• **DIRECTIVE**
Exactly retype the lines from the top of the data through the line containing "plt.rcParams['font.family'] = ['Noto", leaving out every picture.

• **DATA EXTRACT**

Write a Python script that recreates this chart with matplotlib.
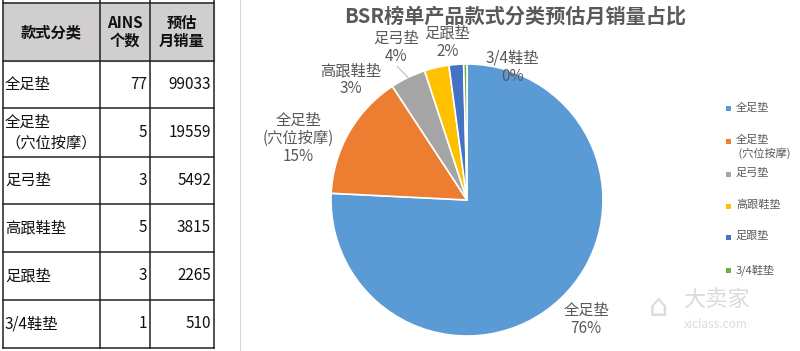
import numpy as np
import matplotlib
matplotlib.use('Agg')
import matplotlib.pyplot as plt
from matplotlib.patches import Rectangle

plt.rcParams['font.family'] = ['Noto Sans CJK SC', 'DejaVu Sans']

# data
categories = ['全足垫', '全足垫\n（穴位按摩）', '足弓垫', '高跟鞋垫', '足跟垫', '3/4鞋垫']
ains_count = [77, 5, 3, 5, 3, 1]
monthly_sales = [99033, 19559, 5492, 3815, 2265, 510]
header = ['款式分类', 'AINS\n个数', '预估\n月销量']
pie_labels = ['全足垫', '全足垫\n(穴位按摩)', '足弓垫', '高跟鞋垫', '足跟垫', '3/4鞋垫']
legend_labels = ['全足垫', '全足垫\n (穴位按摩)', '足弓垫', '高跟鞋垫', '足跟垫', '3/4鞋垫']
title = 'BSR榜单产品款式分类预估月销量占比'

colors = ['#5B9BD5', '#ED7D31', '#A5A5A5', '#FFC000', '#4472C4', '#70AD47']
text_gray = '#595959'

W, H = 800, 351
fig = plt.figure(figsize=(W / 100, H / 100), dpi=100)

# ---- table (pixel coordinates) ----
tab = fig.add_axes([0, 0, 1, 1])
tab.set_xlim(0, W)
tab.set_ylim(H, 0)
tab.axis('off')

row_edges = [3, 61, 108, 157, 204, 252, 300, 348]
col_edges = [3, 100, 150, 214]

tab.axvline(240, color='#d9d9d9', lw=0.8)
tab.fill_between([col_edges[0], col_edges[-1]], row_edges[0], row_edges[1],
                 color='#D0CECE', zorder=1)
for y in row_edges:
    tab.plot([col_edges[0], col_edges[-1]], [y, y], color='#222222', lw=1.1, zorder=2)
for x in col_edges:
    tab.plot([x, x], [0, row_edges[-1]], color='#222222', lw=1.1, zorder=2)

hy = (row_edges[0] + row_edges[1]) / 2
for i, h in enumerate(header):
    cx = (col_edges[i] + col_edges[i + 1]) / 2
    tab.text(cx, hy, h, ha='center', va='center', fontsize=11, fontweight='bold',
             color='#111111', linespacing=1.15, zorder=3)

for r, (cat, n, s) in enumerate(zip(categories, ains_count, monthly_sales)):
    cy = (row_edges[r + 1] + row_edges[r + 2]) / 2
    tab.text(col_edges[0] + 2, cy, cat, ha='left', va='center', fontsize=11,
             color='#111111', linespacing=1.25, zorder=3)
    tab.text(col_edges[2] - 3, cy, str(n), ha='right', va='center', fontsize=11,
             color='#111111', zorder=3)
    tab.text(col_edges[3] - 3, cy, str(s), ha='right', va='center', fontsize=11,
             color='#111111', zorder=3)

# title
tab.text(515, 16, title, ha='center', va='center', fontsize=14.5, fontweight='bold',
         color=text_gray, zorder=3)

# watermark
tab.text(716, 299, '大卖家', ha='center', va='center', fontsize=16, color='#dcdcdc', zorder=0)
tab.text(716, 324, 'xiclass.com', ha='center', va='center', fontsize=8.5, color='#dcdcdc', zorder=0)
tab.text(659, 308, '⌂', ha='center', va='center', fontsize=22, color='#dcdcdc', zorder=0)

# ---- manual legend ----
legend_y = [108, 141, 174, 206, 237, 270]
for lab, col, y in zip(legend_labels, colors, legend_y):
    tab.add_patch(Rectangle((726, y - 2.5), 5, 5, facecolor=col, edgecolor='none', zorder=3))
    tab.text(736, y - 6, lab, ha='left', va='top', fontsize=8, color=text_gray,
             linespacing=1.2, zorder=3)

# ---- pie ----
cx, cy, rad = 467, 200, 136
pax = fig.add_axes([(cx - rad) / W, (H - cy - rad) / H, 2 * rad / W, 2 * rad / H])
wedges, _ = pax.pie(monthly_sales, colors=colors, startangle=90, counterclock=False,
                    radius=1, wedgeprops=dict(edgecolor='white', linewidth=1.2))
pax.set_xlim(-1, 1)
pax.set_ylim(-1, 1)
pax.axis('off')

total = sum(monthly_sales)
pcts = [f'{round(v / total * 100):.0f}%' for v in monthly_sales]

# label placement (radius, angle in degrees)
label_pos = [(1.24, -45), (1.32, 160), (1.24, 115), (1.23, 134), (1.17, 97), (1.03, 71)]
for lab, pct, (r, a) in zip(pie_labels, pcts, label_pos):
    t = np.deg2rad(a)
    pax.text(r * np.cos(t), r * np.sin(t), f'{lab}\n{pct}', ha='center', va='center',
             fontsize=11, color=text_gray, linespacing=1.1, clip_on=False)

# leader line for 足弓垫
w = wedges[2]
mid = np.deg2rad((w.theta1 + w.theta2) / 2)
pax.plot([1.0 * np.cos(mid), 1.09 * np.cos(mid) - 0.04], [1.0 * np.sin(mid), 1.09 * np.sin(mid)],
         color='#bfbfbf', lw=0.8, clip_on=False)

fig.savefig('out.png', dpi=100)
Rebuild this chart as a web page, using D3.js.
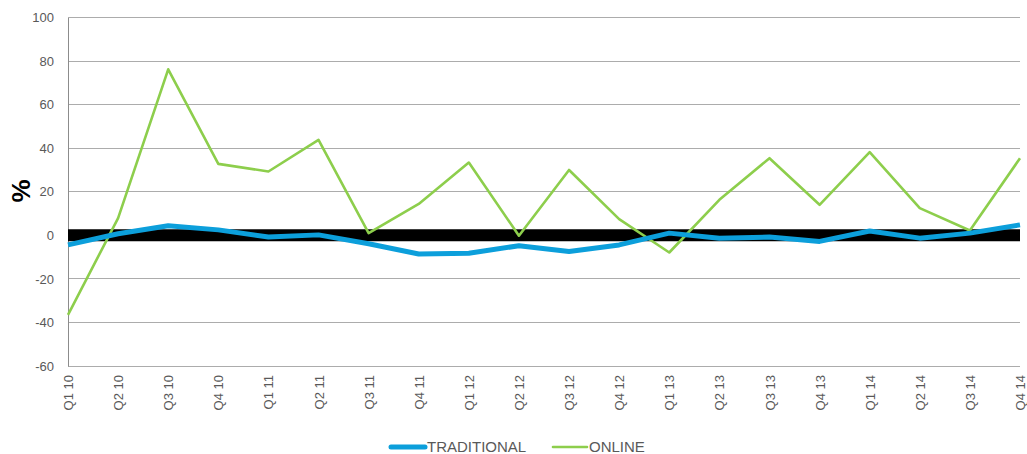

• **THE SOLUTION**
Write a Python script that recreates this chart with matplotlib.
import numpy as np
import matplotlib
matplotlib.use('Agg')
import matplotlib.pyplot as plt
from matplotlib.patches import Rectangle

plt.rcParams['font.family'] = ['Noto Sans CJK SC', 'DejaVu Sans']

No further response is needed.